Wednesday, May 27, 2009

In The Long Run, We May Have Just Scored A Victory In California

by John Aravosis:

Yesterday the California Supreme Court upheld Prop 8, a ballot initiative that made it illegal to marry gay couples. But the court did something else. They let stand the marriages of 18,000 gay couples who tied the knot before Prop 8 became law. I believe that those marriages may, in the long run, make gay marriage inevitable in California.

Sexual orientation already enjoys equal status with gender and race in California discrimination law, and, as the LA Times notes, today's court decision doesn't change that:

Even with the court upholding Proposition 8, a key portion of the court's May 15, 2008, decision remains intact. Sexual orientation will continue to receive the strongest constitutional protection possible when California courts consider cases of alleged discrimination. The California Supreme Court is the only state high court in the nation to have elevated sexual orientation to the status of race and gender in weighing discrimination claims.
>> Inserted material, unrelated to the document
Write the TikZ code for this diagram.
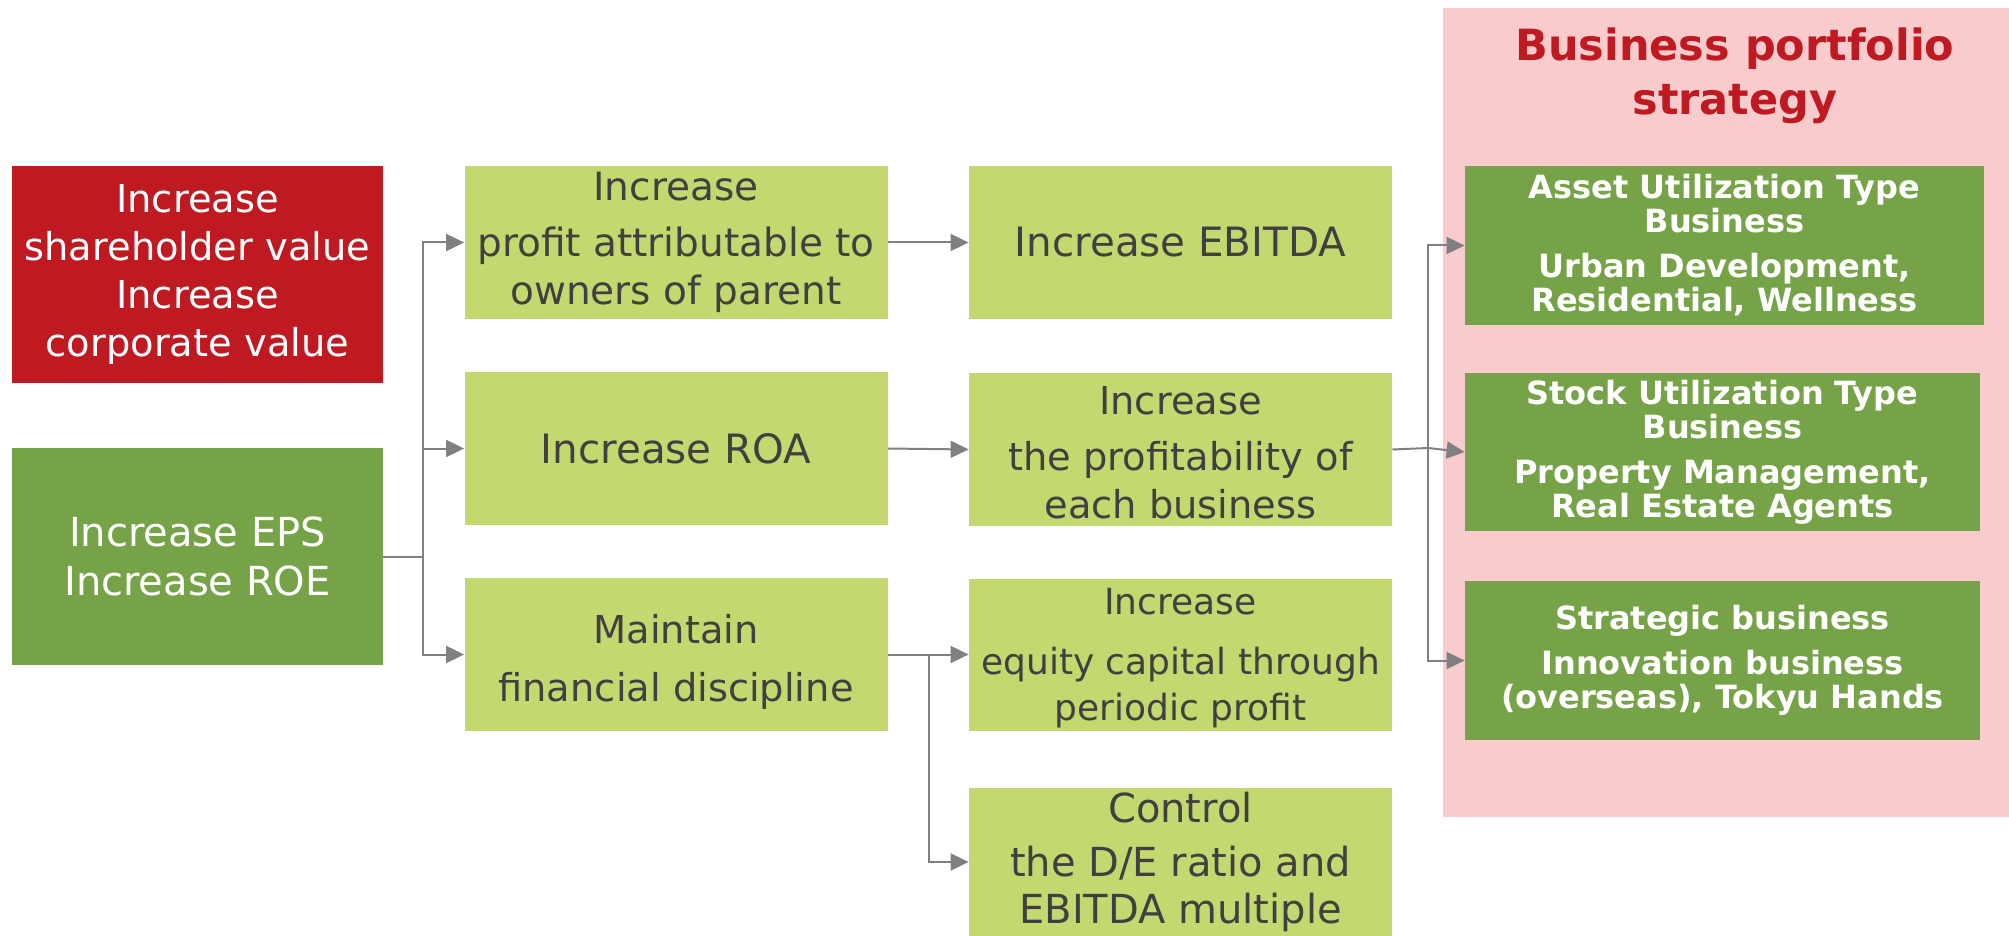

The fact that 18,000 gay marriages will remain on the books means that, eventually, another case will go to the California Supreme Court, questioning the constitutionality of laws banning gay marriage, and the court will have to consider why those 18,000 marriages how not destroyed traditional marriage as we know it. In other words, the ongoing existence of these marriages, with no demonstrable harm being caused by their existence, will call into question, if not outright destroy, the bigots' argument for why the state has an interest in banning gays from getting married. In more colloquial terms, no harm no foul.

Yes, the decision is disappointing, but it wasn't unexpected. What is now clear is that those 18,000 gay marriages will remain the law of the land in California. And those 18,000 gay couples should now be able to get California state benefits that straight married couples get. All of that will eventually, I believe, lead California courts to rule that the sky has not fallen - there is no valid reason for not protecting gay couples equally under the law.

And those 18,000 couples will help prove, in states across the land, that the existence of gay marriages do not somehow cause bigots like Tony Perkins and Jim Inhofe to suddenly want to get divorced and shack up with a guy.